**Brief**
Your task is to output all the records below, word for word.

[Raw records]
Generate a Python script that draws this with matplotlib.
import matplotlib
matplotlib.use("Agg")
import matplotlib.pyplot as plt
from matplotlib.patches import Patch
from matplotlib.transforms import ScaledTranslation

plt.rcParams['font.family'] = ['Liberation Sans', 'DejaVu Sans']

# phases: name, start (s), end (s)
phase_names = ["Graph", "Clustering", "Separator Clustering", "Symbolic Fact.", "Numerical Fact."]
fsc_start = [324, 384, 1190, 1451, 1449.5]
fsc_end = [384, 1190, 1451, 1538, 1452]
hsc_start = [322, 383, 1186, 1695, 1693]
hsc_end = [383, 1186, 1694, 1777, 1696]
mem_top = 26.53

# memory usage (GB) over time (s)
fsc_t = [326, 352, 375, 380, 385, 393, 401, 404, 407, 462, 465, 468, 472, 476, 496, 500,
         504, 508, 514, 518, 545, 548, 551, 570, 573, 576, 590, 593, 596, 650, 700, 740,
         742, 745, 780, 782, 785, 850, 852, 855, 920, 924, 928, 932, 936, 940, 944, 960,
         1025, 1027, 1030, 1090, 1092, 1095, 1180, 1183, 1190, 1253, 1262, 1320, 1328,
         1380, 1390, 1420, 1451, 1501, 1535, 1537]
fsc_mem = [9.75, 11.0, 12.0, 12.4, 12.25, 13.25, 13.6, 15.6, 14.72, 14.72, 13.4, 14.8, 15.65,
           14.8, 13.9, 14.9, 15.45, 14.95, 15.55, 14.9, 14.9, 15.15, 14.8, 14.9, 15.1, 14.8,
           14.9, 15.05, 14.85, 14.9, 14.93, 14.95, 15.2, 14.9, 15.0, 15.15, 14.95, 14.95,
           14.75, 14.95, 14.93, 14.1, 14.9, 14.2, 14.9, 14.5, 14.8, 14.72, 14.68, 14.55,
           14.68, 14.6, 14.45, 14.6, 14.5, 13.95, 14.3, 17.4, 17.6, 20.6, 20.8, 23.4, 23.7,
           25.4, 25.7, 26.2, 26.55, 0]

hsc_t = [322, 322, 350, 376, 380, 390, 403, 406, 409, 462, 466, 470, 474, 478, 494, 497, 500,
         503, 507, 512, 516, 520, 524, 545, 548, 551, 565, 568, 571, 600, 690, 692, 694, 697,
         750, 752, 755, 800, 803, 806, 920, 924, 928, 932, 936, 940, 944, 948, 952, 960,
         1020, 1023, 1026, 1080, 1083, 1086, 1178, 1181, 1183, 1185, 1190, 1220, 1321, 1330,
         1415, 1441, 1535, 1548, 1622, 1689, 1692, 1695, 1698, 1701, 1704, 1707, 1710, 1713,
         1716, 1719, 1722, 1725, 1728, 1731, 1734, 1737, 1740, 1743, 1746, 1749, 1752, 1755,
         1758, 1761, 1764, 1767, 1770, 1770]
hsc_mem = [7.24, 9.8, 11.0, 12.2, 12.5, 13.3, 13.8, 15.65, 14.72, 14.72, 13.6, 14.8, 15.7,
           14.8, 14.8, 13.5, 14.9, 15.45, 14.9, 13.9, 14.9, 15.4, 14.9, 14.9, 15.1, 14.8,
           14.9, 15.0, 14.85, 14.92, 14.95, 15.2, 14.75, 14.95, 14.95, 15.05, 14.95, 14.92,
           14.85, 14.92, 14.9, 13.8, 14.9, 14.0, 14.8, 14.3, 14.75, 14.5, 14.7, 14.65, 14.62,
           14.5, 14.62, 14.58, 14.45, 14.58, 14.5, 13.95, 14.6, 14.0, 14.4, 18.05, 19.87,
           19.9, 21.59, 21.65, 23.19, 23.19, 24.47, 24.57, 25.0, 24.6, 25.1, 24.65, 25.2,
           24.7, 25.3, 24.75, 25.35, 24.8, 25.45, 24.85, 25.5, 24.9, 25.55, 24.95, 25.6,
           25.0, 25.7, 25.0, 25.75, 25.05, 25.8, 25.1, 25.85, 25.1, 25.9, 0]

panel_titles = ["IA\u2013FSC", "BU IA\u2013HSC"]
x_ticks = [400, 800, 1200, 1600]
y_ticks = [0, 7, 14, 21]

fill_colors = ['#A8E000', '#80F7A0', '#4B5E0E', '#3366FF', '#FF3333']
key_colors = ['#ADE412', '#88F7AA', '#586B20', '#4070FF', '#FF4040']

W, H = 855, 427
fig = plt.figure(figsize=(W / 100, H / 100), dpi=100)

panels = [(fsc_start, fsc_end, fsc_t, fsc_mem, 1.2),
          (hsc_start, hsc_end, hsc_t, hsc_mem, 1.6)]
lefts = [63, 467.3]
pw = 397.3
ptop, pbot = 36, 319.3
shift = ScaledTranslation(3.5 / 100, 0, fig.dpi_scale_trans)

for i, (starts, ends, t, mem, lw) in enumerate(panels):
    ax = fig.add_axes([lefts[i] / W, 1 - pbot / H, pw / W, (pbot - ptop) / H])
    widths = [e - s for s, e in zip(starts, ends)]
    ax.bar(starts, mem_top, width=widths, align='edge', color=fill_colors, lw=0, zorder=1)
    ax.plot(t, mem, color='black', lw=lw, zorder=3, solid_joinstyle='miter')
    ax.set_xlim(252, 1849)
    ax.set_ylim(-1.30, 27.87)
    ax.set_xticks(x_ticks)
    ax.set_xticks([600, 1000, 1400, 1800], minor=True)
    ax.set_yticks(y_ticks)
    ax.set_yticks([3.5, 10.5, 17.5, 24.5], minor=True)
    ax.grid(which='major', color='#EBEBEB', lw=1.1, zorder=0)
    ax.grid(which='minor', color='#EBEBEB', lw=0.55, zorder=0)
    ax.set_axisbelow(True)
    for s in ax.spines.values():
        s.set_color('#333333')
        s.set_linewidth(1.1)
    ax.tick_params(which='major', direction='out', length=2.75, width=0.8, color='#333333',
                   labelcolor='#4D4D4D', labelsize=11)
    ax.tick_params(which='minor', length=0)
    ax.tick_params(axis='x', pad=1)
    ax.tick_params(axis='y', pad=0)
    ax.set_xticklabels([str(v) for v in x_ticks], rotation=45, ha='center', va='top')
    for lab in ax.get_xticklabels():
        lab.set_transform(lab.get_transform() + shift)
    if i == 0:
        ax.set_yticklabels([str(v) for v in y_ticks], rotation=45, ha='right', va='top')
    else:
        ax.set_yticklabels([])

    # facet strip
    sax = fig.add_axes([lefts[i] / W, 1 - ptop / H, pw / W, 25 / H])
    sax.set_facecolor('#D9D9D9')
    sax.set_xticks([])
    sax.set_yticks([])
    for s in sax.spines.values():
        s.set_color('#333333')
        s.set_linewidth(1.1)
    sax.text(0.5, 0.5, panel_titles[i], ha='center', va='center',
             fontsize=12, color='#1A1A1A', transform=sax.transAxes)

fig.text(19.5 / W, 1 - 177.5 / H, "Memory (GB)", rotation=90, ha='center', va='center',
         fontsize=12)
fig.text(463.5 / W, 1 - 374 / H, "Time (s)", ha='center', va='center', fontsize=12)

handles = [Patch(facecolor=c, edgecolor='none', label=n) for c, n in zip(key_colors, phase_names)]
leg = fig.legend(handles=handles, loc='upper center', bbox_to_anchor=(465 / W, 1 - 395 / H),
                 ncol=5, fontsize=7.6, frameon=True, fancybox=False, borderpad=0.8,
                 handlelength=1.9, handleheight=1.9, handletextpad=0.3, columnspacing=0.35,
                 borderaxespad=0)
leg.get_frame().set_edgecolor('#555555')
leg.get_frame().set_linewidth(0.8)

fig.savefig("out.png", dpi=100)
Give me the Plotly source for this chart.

**Task response**
Generate a Python script that draws this with matplotlib.
import matplotlib
matplotlib.use("Agg")
import matplotlib.pyplot as plt
from matplotlib.patches import Patch
from matplotlib.transforms import ScaledTranslation

plt.rcParams['font.family'] = ['Liberation Sans', 'DejaVu Sans']

# phases: name, start (s), end (s)
phase_names = ["Graph", "Clustering", "Separator Clustering", "Symbolic Fact.", "Numerical Fact."]
fsc_start = [324, 384, 1190, 1451, 1449.5]
fsc_end = [384, 1190, 1451, 1538, 1452]
hsc_start = [322, 383, 1186, 1695, 1693]
hsc_end = [383, 1186, 1694, 1777, 1696]
mem_top = 26.53

# memory usage (GB) over time (s)
fsc_t = [326, 352, 375, 380, 385, 393, 401, 404, 407, 462, 465, 468, 472, 476, 496, 500,
         504, 508, 514, 518, 545, 548, 551, 570, 573, 576, 590, 593, 596, 650, 700, 740,
         742, 745, 780, 782, 785, 850, 852, 855, 920, 924, 928, 932, 936, 940, 944, 960,
         1025, 1027, 1030, 1090, 1092, 1095, 1180, 1183, 1190, 1253, 1262, 1320, 1328,
         1380, 1390, 1420, 1451, 1501, 1535, 1537]
fsc_mem = [9.75, 11.0, 12.0, 12.4, 12.25, 13.25, 13.6, 15.6, 14.72, 14.72, 13.4, 14.8, 15.65,
           14.8, 13.9, 14.9, 15.45, 14.95, 15.55, 14.9, 14.9, 15.15, 14.8, 14.9, 15.1, 14.8,
           14.9, 15.05, 14.85, 14.9, 14.93, 14.95, 15.2, 14.9, 15.0, 15.15, 14.95, 14.95,
           14.75, 14.95, 14.93, 14.1, 14.9, 14.2, 14.9, 14.5, 14.8, 14.72, 14.68, 14.55,
           14.68, 14.6, 14.45, 14.6, 14.5, 13.95, 14.3, 17.4, 17.6, 20.6, 20.8, 23.4, 23.7,
           25.4, 25.7, 26.2, 26.55, 0]

hsc_t = [322, 322, 350, 376, 380, 390, 403, 406, 409, 462, 466, 470, 474, 478, 494, 497, 500,
         503, 507, 512, 516, 520, 524, 545, 548, 551, 565, 568, 571, 600, 690, 692, 694, 697,
         750, 752, 755, 800, 803, 806, 920, 924, 928, 932, 936, 940, 944, 948, 952, 960,
         1020, 1023, 1026, 1080, 1083, 1086, 1178, 1181, 1183, 1185, 1190, 1220, 1321, 1330,
         1415, 1441, 1535, 1548, 1622, 1689, 1692, 1695, 1698, 1701, 1704, 1707, 1710, 1713,
         1716, 1719, 1722, 1725, 1728, 1731, 1734, 1737, 1740, 1743, 1746, 1749, 1752, 1755,
         1758, 1761, 1764, 1767, 1770, 1770]
hsc_mem = [7.24, 9.8, 11.0, 12.2, 12.5, 13.3, 13.8, 15.65, 14.72, 14.72, 13.6, 14.8, 15.7,
           14.8, 14.8, 13.5, 14.9, 15.45, 14.9, 13.9, 14.9, 15.4, 14.9, 14.9, 15.1, 14.8,
           14.9, 15.0, 14.85, 14.92, 14.95, 15.2, 14.75, 14.95, 14.95, 15.05, 14.95, 14.92,
           14.85, 14.92, 14.9, 13.8, 14.9, 14.0, 14.8, 14.3, 14.75, 14.5, 14.7, 14.65, 14.62,
           14.5, 14.62, 14.58, 14.45, 14.58, 14.5, 13.95, 14.6, 14.0, 14.4, 18.05, 19.87,
           19.9, 21.59, 21.65, 23.19, 23.19, 24.47, 24.57, 25.0, 24.6, 25.1, 24.65, 25.2,
           24.7, 25.3, 24.75, 25.35, 24.8, 25.45, 24.85, 25.5, 24.9, 25.55, 24.95, 25.6,
           25.0, 25.7, 25.0, 25.75, 25.05, 25.8, 25.1, 25.85, 25.1, 25.9, 0]

panel_titles = ["IA\u2013FSC", "BU IA\u2013HSC"]
x_ticks = [400, 800, 1200, 1600]
y_ticks = [0, 7, 14, 21]

fill_colors = ['#A8E000', '#80F7A0', '#4B5E0E', '#3366FF', '#FF3333']
key_colors = ['#ADE412', '#88F7AA', '#586B20', '#4070FF', '#FF4040']

W, H = 855, 427
fig = plt.figure(figsize=(W / 100, H / 100), dpi=100)

panels = [(fsc_start, fsc_end, fsc_t, fsc_mem, 1.2),
          (hsc_start, hsc_end, hsc_t, hsc_mem, 1.6)]
lefts = [63, 467.3]
pw = 397.3
ptop, pbot = 36, 319.3
shift = ScaledTranslation(3.5 / 100, 0, fig.dpi_scale_trans)

for i, (starts, ends, t, mem, lw) in enumerate(panels):
    ax = fig.add_axes([lefts[i] / W, 1 - pbot / H, pw / W, (pbot - ptop) / H])
    widths = [e - s for s, e in zip(starts, ends)]
    ax.bar(starts, mem_top, width=widths, align='edge', color=fill_colors, lw=0, zorder=1)
    ax.plot(t, mem, color='black', lw=lw, zorder=3, solid_joinstyle='miter')
    ax.set_xlim(252, 1849)
    ax.set_ylim(-1.30, 27.87)
    ax.set_xticks(x_ticks)
    ax.set_xticks([600, 1000, 1400, 1800], minor=True)
    ax.set_yticks(y_ticks)
    ax.set_yticks([3.5, 10.5, 17.5, 24.5], minor=True)
    ax.grid(which='major', color='#EBEBEB', lw=1.1, zorder=0)
    ax.grid(which='minor', color='#EBEBEB', lw=0.55, zorder=0)
    ax.set_axisbelow(True)
    for s in ax.spines.values():
        s.set_color('#333333')
        s.set_linewidth(1.1)
    ax.tick_params(which='major', direction='out', length=2.75, width=0.8, color='#333333',
                   labelcolor='#4D4D4D', labelsize=11)
    ax.tick_params(which='minor', length=0)
    ax.tick_params(axis='x', pad=1)
    ax.tick_params(axis='y', pad=0)
    ax.set_xticklabels([str(v) for v in x_ticks], rotation=45, ha='center', va='top')
    for lab in ax.get_xticklabels():
        lab.set_transform(lab.get_transform() + shift)
    if i == 0:
        ax.set_yticklabels([str(v) for v in y_ticks], rotation=45, ha='right', va='top')
    else:
        ax.set_yticklabels([])

    # facet strip
    sax = fig.add_axes([lefts[i] / W, 1 - ptop / H, pw / W, 25 / H])
    sax.set_facecolor('#D9D9D9')
    sax.set_xticks([])
    sax.set_yticks([])
    for s in sax.spines.values():
        s.set_color('#333333')
        s.set_linewidth(1.1)
    sax.text(0.5, 0.5, panel_titles[i], ha='center', va='center',
             fontsize=12, color='#1A1A1A', transform=sax.transAxes)

fig.text(19.5 / W, 1 - 177.5 / H, "Memory (GB)", rotation=90, ha='center', va='center',
         fontsize=12)
fig.text(463.5 / W, 1 - 374 / H, "Time (s)", ha='center', va='center', fontsize=12)

handles = [Patch(facecolor=c, edgecolor='none', label=n) for c, n in zip(key_colors, phase_names)]
leg = fig.legend(handles=handles, loc='upper center', bbox_to_anchor=(465 / W, 1 - 395 / H),
                 ncol=5, fontsize=7.6, frameon=True, fancybox=False, borderpad=0.8,
                 handlelength=1.9, handleheight=1.9, handletextpad=0.3, columnspacing=0.35,
                 borderaxespad=0)
leg.get_frame().set_edgecolor('#555555')
leg.get_frame().set_linewidth(0.8)

fig.savefig("out.png", dpi=100)
Give me the Plotly source for this chart.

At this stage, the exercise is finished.